Describe a paper that uses dependency trees for some downstream task. Your response should answer the following questions, with 1-2 sentences each.

1. What is the task that is being solved?
2. Briefly (one sentence) explain the metric for success on this task.
3. Why are dependency features expected to help with this task?
4. How are dependency features incorporated into the solution?
5. Does the paper evaluate whether dependency features improve performance on the downstream task? If so, what is their impact? If not, why not?

You should select a paper from 2008-2018 at one of the following venues: ACL, NAACL, EACL, EMNLP, TACL. Exceptions from this list will be considered on a case-by-case basis, please post a private question to Piazza.

Here are some suggested papers. Free downloads of all these papers can be found by searching online.
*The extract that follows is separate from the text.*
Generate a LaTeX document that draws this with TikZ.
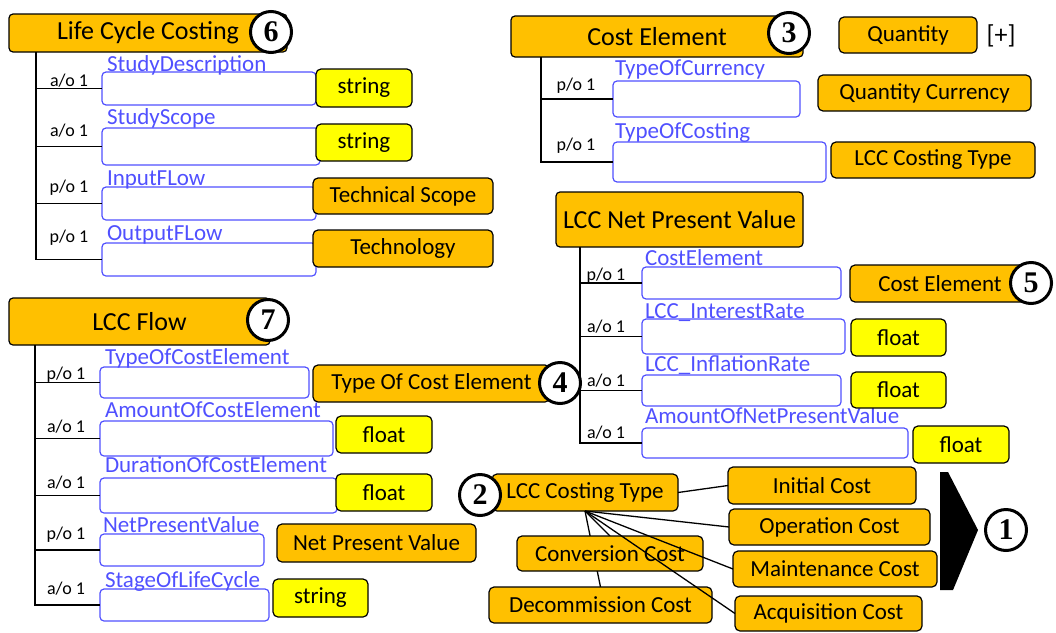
\documentclass[tikz,border=0pt]{standalone}
\usepackage{fontspec}
\setmainfont{Carlito}
\newfontfamily\numfont{Liberation Serif}
\usetikzlibrary{calc,backgrounds}
\definecolor{gold}{RGB}{255,192,0}
\definecolor{lemon}{RGB}{255,255,0}
\definecolor{slotblue}{RGB}{80,80,255}
\begin{document}
\begin{tikzpicture}[x=1pt,y=-1pt,
  every node/.style={inner sep=0pt, outer sep=0pt},
  sz/.style 2 args={minimum width=#1pt, minimum height=#2pt},
  head/.style={draw, fill=gold, line width=1.2pt, rounded corners=4pt, anchor=north west, font=\fontsize{26}{30}\selectfont},
  cls/.style={draw, fill=gold, line width=1.2pt, rounded corners=5pt, anchor=north west, font=\fontsize{23}{27}\selectfont},
  prim/.style={cls, fill=lemon},
  slot/.style={draw=slotblue, line width=1.2pt, rounded corners=4pt, anchor=north west},
  attr/.style={text=slotblue, anchor=base west, font=\fontsize{23}{27}\selectfont},
  card/.style={anchor=base, font=\fontsize{18}{22}\selectfont},
  num/.style={circle, draw, fill=white, line width=3pt, minimum size=41pt, font=\numfont\bfseries\fontsize{30}{32}\selectfont},
  tree/.style={line width=1.6pt},
  link/.style={line width=1.3pt}]
\useasboundingbox (0,0) rectangle (1056,632);

\node[head, sz={278}{38}] (lcc) at (9,14) {Life Cycle Costing};
\node[slot, sz={214}{33}] (sdesc) at (102,72) {};
\node[slot, sz={218}{37}] (sscope) at (102,128) {};
\node[slot, sz={214}{33}] (inflow) at (102,187) {};
\node[slot, sz={214}{33}] (outflow) at (102,243) {};
\node[attr] (sdescl) at (107,71) {StudyDescription};
\node[attr] (sscopel) at (107,124) {StudyScope};
\node[attr] (inflowl) at (107,185) {InputFLow};
\node[attr] (outflowl) at (107,240) {OutputFLow};
\node[card] (sdescc) at (69,86) {a/o 1};
\node[card] (sscopec) at (69,136) {a/o 1};
\node[card] (inflowc) at (69,192) {p/o 1};
\node[card] (outflowc) at (69,242) {p/o 1};
\node[prim, sz={96}{38}] (sdesct) at (316,69) {string};
\node[prim, sz={96}{37}] (sscopet) at (316,124) {string};
\node[cls, sz={180}{36}] (inflowt) at (313,178) {Technical Scope};
\node[cls, sz={180}{37}] (outflowt) at (313,230) {Technology};
\coordinate (lccroot) at ($(lcc.south west)+(27,0)$);
\foreach \s in {sdesc,sscope,inflow,outflow}
  \draw[tree] (lccroot) |- (\s.west);
\node[num] (n6) at (271,32) {6};

\node[head, sz={292}{41}] (ce) at (511,16) {Cost Element};
\node[cls, sz={138}{36}] (qty) at (839,17) {Quantity};
\node[font=\fontsize{26}{30}\selectfont] (plus) at (1001,36) {[+]};
\node[slot, sz={187}{36}] (cur) at (613,81) {};
\node[slot, sz={213}{40}] (cost) at (613,142) {};
\node[attr] (curl) at (615,75) {TypeOfCurrency};
\node[attr] (costl) at (615,138) {TypeOfCosting};
\node[card] (curc) at (576,90) {p/o 1};
\node[card] (costc) at (576,150) {p/o 1};
\node[cls, sz={213}{36}] (curt) at (818,75) {Quantity Currency};
\node[cls, sz={204}{36}] (costt) at (831,142) {LCC Costing Type};
\coordinate (ceroot) at ($(ce.south west)+(30,0)$);
\foreach \s in {cur,cost}
  \draw[tree] (ceroot) |- (\s.west);
\node[num] (n3) at (789,33) {3};

\node[head, sz={247}{55}] (npv) at (556,192) {LCC Net Present Value};
\node[slot, sz={199}{32}] (celem) at (642,267) {};
\node[slot, sz={203}{35}] (irate) at (642,319) {};
\node[slot, sz={199}{31}] (frate) at (642,375) {};
\node[slot, sz={266}{30}] (amnpv) at (642,428) {};
\node[attr] (celeml) at (645,265) {CostElement};
\node[attr] (iratel) at (645,318) {LCC\_InterestRate};
\node[attr] (fratel) at (645,371) {LCC\_InflationRate};
\node[attr] (amnpvl) at (645,423) {AmountOfNetPresentValue};
\node[card] (celemc) at (606,280) {p/o 1};
\node[card] (iratec) at (606,332) {a/o 1};
\node[card] (fratec) at (606,386) {a/o 1};
\node[card] (amnpvc) at (606,438) {a/o 1};
\node[cls, sz={180}{37}] (celemt) at (850,265) {Cost Element};
\node[prim, sz={95}{37}] (iratet) at (851,319) {float};
\node[prim, sz={95}{36}] (fratet) at (851,372) {float};
\node[prim, sz={96}{37}] (amnpvt) at (913,426) {float};
\coordinate (npvroot) at ($(npv.south west)+(24,0)$);
\foreach \s in {celem,irate,frate,amnpv}
  \draw[tree] (npvroot) |- (\s.west);
\node[num] (n5) at (1031,283) {5};

\node[head, sz={261}{47}] (flow) at (9,298) {LCC Flow};
\node[slot, sz={209}{31}] (tce) at (100,367) {};
\node[slot, sz={233}{35}] (ace) at (100,421) {};
\node[slot, sz={237}{35}] (dce) at (100,478) {};
\node[slot, sz={164}{32}] (npvs) at (100,534) {};
\node[slot, sz={169}{32}] (slc) at (100,589) {};
\node[attr] (tcel) at (105,364) {TypeOfCostElement};
\node[attr] (acel) at (105,417) {AmountOfCostElement};
\node[attr] (dcel) at (105,472) {DurationOfCostElement};
\node[attr] (npvsl) at (103,532) {NetPresentValue};
\node[attr] (slcl) at (105,587) {StageOfLifeCycle};
\node[card] (tcec) at (66,379) {p/o 1};
\node[card] (acec) at (66,432) {a/o 1};
\node[card] (dcec) at (66,488) {a/o 1};
\node[card] (npvsc) at (66,539) {p/o 1};
\node[card] (slcc) at (66,594) {a/o 1};
\node[cls, sz={237}{37}] (tcet) at (313,365) {Type Of Cost Element};
\node[prim, sz={96}{37}] (acet) at (336,416) {float};
\node[prim, sz={96}{37}] (dcet) at (336,474) {float};
\node[cls, sz={199}{38}] (npvst) at (277,524) {Net Present Value};
\node[prim, sz={95}{38}] (slct) at (273,579) {string};
\coordinate (flowroot) at ($(flow.south west)+(26,0)$);
\foreach \s in {tce,ace,dce,npvs,slc}
  \draw[tree] (flowroot) |- (\s.west);
\node[num] (n7) at (268,320) {7};
\node[num] (n4) at (560,383) {4};

\node[cls, sz={186}{37}] (lcct) at (492,474) {LCC Costing Type};
\node[cls, sz={188}{37}] (init) at (728,467) {Initial Cost};
\node[cls, sz={201}{36}] (oper) at (729,509) {Operation Cost};
\node[cls, sz={204}{36}] (maint) at (733,551) {Maintenance Cost};
\node[cls, sz={187}{35}] (acq) at (735,596) {Acquisition Cost};
\node[cls, sz={186}{35}] (conv) at (517,536) {Conversion Cost};
\node[cls, sz={223}{36}] (decom) at (489,587) {Decommission Cost};
\begin{scope}[on background layer]
  \draw[link] (lcct.south) -- (decom.north);
  \draw[link] (lcct.south) -- (conv.north);
\end{scope}
\draw[link] (lcct.east) -- (init.west);
\foreach \t in {oper,maint,acq}
  \draw[link] (lcct.south) -- (\t.west);
\node[num] (n2) at (480,495) {2};

\fill (940,472) -- (948,472) -- (978,530) -- (953,590) -- (940,590) -- cycle;
\node[num] (n1) at (1006,530) {1};
\end{tikzpicture}
\end{document}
- Rajpurkar, Pranav, Jian Zhang, Konstantin Lopyrev, and Percy Liang. "SQuAD: 100,000+ Questions for Machine Comprehension of Text."
- Stanovsky, Gabriel, Judith Eckle-Kohler, Yevgeniy Puzikov, Ido Dagan, and Iryna Gurevych. "Integrating Deep Linguistic Features in Factuality Prediction over Unified Datasets." In Proceedings of the 55th Annual Meeting of the Association for Computational Linguistics (Volume 2: Short Papers), vol. 2, pp. 352-357. 2017.
- Xu, Yan, Lili Mou, Ge Li, Yunchuan Chen, Hao Peng, and Zhi Jin. "Classifying relations via long short term memory networks along shortest dependency paths." In Proceedings of the 2015 Conference on Empirical Methods in Natural Language Processing, pp. 1785-1794. 2015.
- Madaan, Aman, Ashish Mittal, G. Ramakrishnan Mausam, Ganesh Ramakrishnan, and Sunita Sarawagi. "Numerical Relation Extraction with Minimal Supervision." In AAAI, pp. 2764-2771. 2016.
- Lee, Kenton, Yoav Artzi, Yejin Choi, and Luke Zettlemoyer. "Event detection and factuality assessment with non-expert supervision." In Proceedings of the 2015 Conference on Empirical Methods in Natural Language Processing, pp. 1643-1648. 2015.
- Kim, Sun, Haibin Liu, Lana Yeganova, and W. John Wilbur. "Extracting drug–drug interactions from literature using a rich feature-based linear kernel approach." Journal of biomedical informatics 55 (2015): 23-30.
- Shwartz, Vered, Yoav Goldberg, and Ido Dagan. "Improving Hypernymy Detection with an Integrated Path-based and Distributional Method." In Proceedings of the 54th Annual Meeting of the Association for Computational Linguistics (Volume 1: Long Papers), vol. 1, pp. 2389-2398. 2016.